Each line that holds the word "this" is to be identified and copied.

>> Begin Data provided

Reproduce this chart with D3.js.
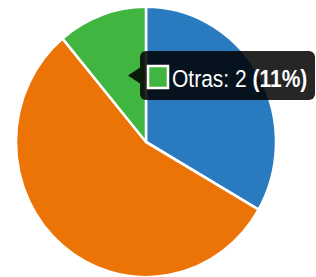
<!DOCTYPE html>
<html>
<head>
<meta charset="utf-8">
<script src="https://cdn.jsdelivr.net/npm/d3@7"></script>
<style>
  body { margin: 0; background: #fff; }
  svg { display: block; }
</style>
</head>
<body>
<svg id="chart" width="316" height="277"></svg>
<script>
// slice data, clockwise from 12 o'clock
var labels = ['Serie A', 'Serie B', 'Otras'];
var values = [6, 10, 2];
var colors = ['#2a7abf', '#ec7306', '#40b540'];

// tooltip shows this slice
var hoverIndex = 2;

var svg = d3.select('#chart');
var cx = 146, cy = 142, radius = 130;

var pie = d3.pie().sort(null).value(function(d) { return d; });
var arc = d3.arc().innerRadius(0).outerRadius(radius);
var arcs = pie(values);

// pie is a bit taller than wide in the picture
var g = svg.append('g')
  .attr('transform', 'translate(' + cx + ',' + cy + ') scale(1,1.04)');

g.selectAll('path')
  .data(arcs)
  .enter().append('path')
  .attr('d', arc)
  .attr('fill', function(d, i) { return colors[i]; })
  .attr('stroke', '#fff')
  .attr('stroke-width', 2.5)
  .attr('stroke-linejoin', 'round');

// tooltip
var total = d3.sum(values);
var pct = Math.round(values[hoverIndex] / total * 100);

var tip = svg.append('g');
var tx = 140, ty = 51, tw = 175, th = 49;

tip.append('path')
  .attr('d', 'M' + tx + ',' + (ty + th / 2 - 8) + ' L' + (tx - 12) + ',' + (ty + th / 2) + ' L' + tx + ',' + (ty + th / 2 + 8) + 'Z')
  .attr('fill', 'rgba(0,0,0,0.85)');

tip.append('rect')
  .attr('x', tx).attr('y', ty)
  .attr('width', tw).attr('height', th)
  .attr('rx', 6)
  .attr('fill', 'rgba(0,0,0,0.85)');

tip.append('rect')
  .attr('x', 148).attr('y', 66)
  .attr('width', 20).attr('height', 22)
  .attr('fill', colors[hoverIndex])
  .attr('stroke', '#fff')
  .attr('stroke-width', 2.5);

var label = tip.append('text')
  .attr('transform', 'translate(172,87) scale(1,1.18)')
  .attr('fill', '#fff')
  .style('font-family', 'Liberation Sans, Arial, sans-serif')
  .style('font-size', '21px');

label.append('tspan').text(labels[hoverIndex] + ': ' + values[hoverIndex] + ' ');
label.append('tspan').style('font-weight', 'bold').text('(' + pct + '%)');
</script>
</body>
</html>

>> End Data provided
>> Begin Data provided

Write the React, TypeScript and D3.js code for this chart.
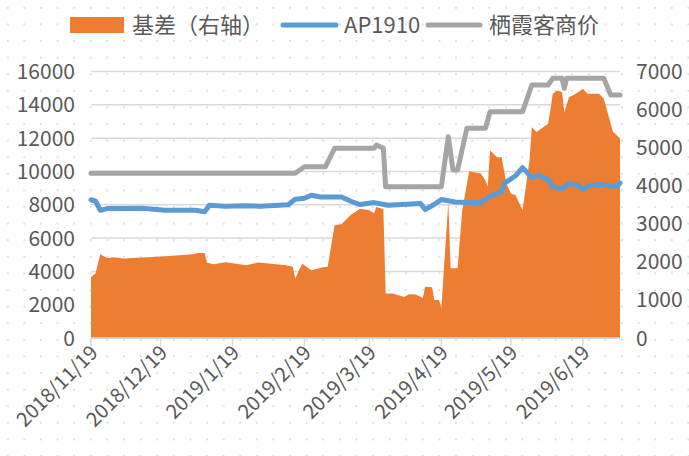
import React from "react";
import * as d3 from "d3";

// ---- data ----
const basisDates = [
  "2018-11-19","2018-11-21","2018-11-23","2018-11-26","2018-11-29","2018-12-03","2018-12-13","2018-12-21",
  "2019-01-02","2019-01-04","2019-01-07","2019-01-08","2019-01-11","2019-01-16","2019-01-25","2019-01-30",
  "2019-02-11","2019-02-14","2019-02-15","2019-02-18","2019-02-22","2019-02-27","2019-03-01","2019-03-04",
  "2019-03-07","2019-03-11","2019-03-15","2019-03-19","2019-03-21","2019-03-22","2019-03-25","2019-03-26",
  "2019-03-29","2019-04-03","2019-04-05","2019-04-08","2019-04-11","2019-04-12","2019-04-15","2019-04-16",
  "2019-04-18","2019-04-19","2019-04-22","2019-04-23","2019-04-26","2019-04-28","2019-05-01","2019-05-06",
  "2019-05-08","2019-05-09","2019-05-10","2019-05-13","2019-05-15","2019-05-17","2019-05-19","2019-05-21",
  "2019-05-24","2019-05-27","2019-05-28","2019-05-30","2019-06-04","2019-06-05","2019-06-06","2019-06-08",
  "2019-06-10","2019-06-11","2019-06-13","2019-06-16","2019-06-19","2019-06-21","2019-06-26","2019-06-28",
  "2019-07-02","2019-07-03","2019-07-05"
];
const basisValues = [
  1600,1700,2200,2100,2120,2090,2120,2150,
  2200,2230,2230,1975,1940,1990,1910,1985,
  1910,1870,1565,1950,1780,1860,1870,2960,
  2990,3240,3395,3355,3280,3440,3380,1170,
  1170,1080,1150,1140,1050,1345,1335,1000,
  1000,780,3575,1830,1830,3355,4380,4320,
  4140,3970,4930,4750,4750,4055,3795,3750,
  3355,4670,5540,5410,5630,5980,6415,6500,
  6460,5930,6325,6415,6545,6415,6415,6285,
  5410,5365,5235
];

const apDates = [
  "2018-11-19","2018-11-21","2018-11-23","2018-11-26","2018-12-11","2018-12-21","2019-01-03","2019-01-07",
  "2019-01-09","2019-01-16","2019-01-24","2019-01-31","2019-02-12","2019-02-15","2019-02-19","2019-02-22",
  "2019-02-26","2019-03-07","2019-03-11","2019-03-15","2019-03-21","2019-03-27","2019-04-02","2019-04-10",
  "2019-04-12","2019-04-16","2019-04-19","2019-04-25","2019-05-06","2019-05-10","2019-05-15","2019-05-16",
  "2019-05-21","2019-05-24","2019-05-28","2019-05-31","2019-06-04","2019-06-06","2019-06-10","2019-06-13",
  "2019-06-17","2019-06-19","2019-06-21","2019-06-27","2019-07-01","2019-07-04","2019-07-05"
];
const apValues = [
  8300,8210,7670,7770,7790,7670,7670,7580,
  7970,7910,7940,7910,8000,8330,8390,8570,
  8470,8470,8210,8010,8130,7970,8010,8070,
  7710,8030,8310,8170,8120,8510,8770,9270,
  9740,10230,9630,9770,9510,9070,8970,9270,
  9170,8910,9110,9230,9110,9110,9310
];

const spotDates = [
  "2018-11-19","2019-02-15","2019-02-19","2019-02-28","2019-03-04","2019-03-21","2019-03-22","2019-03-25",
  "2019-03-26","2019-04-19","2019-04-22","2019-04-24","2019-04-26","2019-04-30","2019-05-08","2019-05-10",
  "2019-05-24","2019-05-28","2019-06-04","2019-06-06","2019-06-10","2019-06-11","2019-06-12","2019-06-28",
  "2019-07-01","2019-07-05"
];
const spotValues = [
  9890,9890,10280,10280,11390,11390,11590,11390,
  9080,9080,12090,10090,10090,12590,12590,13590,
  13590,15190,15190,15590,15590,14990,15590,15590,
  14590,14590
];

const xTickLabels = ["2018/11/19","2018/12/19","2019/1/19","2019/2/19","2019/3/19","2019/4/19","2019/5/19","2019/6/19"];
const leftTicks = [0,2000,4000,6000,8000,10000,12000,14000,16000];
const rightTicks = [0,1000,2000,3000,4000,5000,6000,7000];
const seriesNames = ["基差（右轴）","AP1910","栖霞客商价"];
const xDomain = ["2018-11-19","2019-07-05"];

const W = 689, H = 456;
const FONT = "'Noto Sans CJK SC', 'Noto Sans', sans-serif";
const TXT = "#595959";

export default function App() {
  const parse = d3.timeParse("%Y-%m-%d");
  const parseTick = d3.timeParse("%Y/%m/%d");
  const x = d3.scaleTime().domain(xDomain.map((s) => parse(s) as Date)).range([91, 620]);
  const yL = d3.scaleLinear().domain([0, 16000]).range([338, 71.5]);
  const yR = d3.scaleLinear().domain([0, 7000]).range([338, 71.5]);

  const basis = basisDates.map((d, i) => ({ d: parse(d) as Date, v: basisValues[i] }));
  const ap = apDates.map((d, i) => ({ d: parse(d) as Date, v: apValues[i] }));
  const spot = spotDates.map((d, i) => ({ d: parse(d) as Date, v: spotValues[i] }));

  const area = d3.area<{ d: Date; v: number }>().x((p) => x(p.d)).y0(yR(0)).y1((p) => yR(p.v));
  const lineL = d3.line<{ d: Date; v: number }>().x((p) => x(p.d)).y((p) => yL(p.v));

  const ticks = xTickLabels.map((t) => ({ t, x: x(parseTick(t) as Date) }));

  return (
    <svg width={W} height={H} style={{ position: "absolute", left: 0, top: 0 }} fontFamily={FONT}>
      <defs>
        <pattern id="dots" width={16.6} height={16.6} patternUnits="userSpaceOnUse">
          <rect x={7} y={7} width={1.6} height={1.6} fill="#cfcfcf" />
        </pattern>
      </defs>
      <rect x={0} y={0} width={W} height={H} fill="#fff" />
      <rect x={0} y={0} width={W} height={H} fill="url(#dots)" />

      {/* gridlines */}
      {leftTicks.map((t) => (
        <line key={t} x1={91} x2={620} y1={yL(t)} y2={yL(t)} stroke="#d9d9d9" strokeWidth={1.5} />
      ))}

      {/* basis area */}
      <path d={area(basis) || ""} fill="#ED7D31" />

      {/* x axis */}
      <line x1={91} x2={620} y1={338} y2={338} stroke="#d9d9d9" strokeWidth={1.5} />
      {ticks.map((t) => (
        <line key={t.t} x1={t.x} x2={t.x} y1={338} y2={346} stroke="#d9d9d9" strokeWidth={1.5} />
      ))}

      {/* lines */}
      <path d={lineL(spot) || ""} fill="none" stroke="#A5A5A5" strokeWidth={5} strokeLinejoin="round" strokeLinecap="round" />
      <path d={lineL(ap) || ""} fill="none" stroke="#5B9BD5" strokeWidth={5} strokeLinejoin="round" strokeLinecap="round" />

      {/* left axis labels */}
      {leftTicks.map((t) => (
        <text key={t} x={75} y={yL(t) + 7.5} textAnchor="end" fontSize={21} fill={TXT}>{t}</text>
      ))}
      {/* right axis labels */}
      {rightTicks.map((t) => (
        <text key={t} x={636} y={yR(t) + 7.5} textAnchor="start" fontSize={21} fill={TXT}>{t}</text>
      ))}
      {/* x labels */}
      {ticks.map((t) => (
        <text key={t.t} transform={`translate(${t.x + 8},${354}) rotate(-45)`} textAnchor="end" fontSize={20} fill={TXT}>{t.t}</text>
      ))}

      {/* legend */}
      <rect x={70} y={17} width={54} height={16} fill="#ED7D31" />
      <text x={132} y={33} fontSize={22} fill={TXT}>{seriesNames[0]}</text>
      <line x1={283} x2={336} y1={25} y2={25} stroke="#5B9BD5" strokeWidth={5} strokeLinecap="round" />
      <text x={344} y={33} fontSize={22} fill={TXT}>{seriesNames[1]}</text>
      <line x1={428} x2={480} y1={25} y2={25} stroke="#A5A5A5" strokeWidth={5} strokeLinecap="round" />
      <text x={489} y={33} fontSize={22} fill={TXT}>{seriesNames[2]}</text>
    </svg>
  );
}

>> End Data provided
>> Begin Data provided

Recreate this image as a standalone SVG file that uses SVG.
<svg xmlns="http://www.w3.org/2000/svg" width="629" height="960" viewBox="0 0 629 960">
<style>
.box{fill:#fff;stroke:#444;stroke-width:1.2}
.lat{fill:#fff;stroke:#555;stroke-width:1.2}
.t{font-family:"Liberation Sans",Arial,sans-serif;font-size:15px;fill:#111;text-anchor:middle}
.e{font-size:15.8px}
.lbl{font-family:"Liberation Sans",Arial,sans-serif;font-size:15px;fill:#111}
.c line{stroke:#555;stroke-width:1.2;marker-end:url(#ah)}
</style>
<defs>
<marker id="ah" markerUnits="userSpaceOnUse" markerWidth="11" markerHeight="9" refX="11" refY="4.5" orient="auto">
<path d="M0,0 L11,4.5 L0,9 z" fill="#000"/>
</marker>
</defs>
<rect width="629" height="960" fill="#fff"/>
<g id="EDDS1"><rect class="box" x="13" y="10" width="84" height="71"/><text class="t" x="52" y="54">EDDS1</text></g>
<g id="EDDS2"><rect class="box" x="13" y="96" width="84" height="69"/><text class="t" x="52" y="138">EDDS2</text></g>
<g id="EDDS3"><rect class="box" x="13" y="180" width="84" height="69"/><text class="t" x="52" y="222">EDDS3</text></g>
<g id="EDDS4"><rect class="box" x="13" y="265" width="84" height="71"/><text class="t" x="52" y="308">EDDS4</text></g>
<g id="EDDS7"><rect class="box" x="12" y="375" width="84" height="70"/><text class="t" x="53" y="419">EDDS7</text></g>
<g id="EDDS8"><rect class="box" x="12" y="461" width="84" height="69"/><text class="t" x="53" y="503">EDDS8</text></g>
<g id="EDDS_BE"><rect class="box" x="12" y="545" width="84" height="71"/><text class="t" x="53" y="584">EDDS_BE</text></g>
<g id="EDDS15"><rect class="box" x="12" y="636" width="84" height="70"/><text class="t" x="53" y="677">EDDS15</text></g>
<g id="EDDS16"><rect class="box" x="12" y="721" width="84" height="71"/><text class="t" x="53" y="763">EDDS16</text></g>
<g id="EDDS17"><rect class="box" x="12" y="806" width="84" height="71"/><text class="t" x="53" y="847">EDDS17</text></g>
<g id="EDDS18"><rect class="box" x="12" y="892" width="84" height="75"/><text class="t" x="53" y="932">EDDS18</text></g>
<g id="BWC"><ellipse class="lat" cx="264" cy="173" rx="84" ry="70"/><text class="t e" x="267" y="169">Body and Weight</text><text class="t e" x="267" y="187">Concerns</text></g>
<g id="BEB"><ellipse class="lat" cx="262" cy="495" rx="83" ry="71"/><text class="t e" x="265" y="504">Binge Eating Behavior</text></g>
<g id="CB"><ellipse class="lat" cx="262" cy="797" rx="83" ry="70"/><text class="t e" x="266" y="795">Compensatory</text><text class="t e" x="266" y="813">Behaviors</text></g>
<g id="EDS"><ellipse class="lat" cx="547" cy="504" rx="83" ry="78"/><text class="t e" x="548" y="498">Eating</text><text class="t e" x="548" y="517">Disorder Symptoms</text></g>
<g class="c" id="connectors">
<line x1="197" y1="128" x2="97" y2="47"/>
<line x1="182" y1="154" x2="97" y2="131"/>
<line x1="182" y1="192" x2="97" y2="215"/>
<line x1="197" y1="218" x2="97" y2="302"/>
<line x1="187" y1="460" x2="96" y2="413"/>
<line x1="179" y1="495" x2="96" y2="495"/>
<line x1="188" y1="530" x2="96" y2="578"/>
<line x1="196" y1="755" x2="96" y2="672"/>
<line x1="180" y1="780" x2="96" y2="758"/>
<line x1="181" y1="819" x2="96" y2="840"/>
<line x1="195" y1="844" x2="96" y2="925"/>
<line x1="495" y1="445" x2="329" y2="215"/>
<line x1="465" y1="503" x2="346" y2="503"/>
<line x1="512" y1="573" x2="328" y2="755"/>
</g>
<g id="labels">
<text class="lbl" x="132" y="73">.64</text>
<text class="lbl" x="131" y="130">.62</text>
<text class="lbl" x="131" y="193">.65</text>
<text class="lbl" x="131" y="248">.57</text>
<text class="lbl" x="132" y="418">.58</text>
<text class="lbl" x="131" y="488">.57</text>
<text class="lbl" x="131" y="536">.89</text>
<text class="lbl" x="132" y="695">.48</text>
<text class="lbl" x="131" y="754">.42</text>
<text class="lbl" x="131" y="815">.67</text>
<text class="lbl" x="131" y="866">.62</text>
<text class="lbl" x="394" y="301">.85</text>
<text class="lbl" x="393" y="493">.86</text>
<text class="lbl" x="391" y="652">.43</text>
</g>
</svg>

>> End Data provided

## Written answer:
Reproduce this chart with D3.js.
// tooltip shows this slice
Write the React, TypeScript and D3.js code for this chart.
Recreate this image as a standalone SVG file that uses SVG.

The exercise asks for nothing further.